Second, Roberts found that race could only be used as one of several diversity factors. The Louisville and Seattle disticts used race as the sole deciding factor. Moreover, without explanation, Roberts declared that these school assignment cases were not governed by Grutter, the 2003 case that upheld Michigan Law School’s affirmative action plans. Presumably, Roberts would limit Grutter’s application to the realm of higher education. He went on to find that the programs were not narrowly tailored because the plans were directed at illegitimate racial balancing, not pedagogic concerns.

The opinions of both Roberts and Thomas would give local school boards virtually no power to achieve racial equity. Their opinions represent the conservatives’ abandonment of the integration dream. As New York Times columnist David Brooks said in a recent op-ed: “maybe integration is not in the cards. Maybe the world will be as it’s always been, a collection of insular compartments whose fractious tendencies are only kept in check by constant maintenance.” This approach is flawed because it leaves few avenues for local and state governments to legally equalize educational opportunities or eliminate the racial isolation of K-12 students. In essence, such a plan would abandon Brown’s promise of integrated schools.

Fortunately, the opinions of Roberts and Thomas represented only a plurality of the Court. Justice Anthony Kennedy supplied the key fifth vote that overturned the school assignment programs, saying they failed to satisfactorily explain the reasons for the assignment programs. But he joined the dissenting Justices in permitting the use of race in school assignment cases. Kennedy’s opinion provides some clarity and does not totally turn back the clock. I predict that Kennedy’s opinion will become the most influential opinion in this area of the law. In his own published opinion, Kennedy explained his disagreement with Roberts as such:

“The plurality opinion is open to the interpretation that the Constitution requires school districts to ignore the problem of de facto resegregation in schooling. I cannot endorse that conclusion. To the extent that the plurality opinion suggests the Constitution mandates that state and local authorities must accept the status quo of racial isolation in schools, it is, in my view profoundly mistaken.”

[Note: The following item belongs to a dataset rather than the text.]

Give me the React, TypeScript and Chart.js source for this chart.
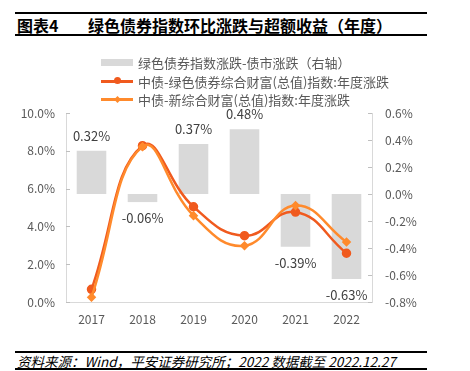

Kennedy gave some suggestions on how school districts can constitutionally use race-conscious measures to achieve diversity: (1) strategic site selection of new schools; (2) drawing attendance zones taking into account the demographics of neighborhoods; (3) targeted recruitment of students and faculty; and (4) tracking enrollments, performance and other statistics by race. If these general race-neutral approaches fail, Kennedy suggests that a nuanced individual evaluation of school needs and student characteristics including race as a component might also legitimate some school assignment plans. By leaving this door open for race-conscious means, Kennedy acknowledged that “this nation has a moral and ethical obligation to fulfill its historic commitment to creating an integrated society that ensures equal opportunity for all of its children.”

Despite Kennedy “saving” the day for race conscious K-12 programs, the totality of the opinion is monumental. It upsets settled expectations of school districts across the country. It is also likely to dissuade school districts from pursuing race-conscious policies. And unfortunately, it is likely to cause the further resegregation of our K-12 school systems.

–Leonard M. Baynes is a professor of law and director of The Ronald H. Brown Center for Civil Rights and Economic Development at St. John’s University School of Law.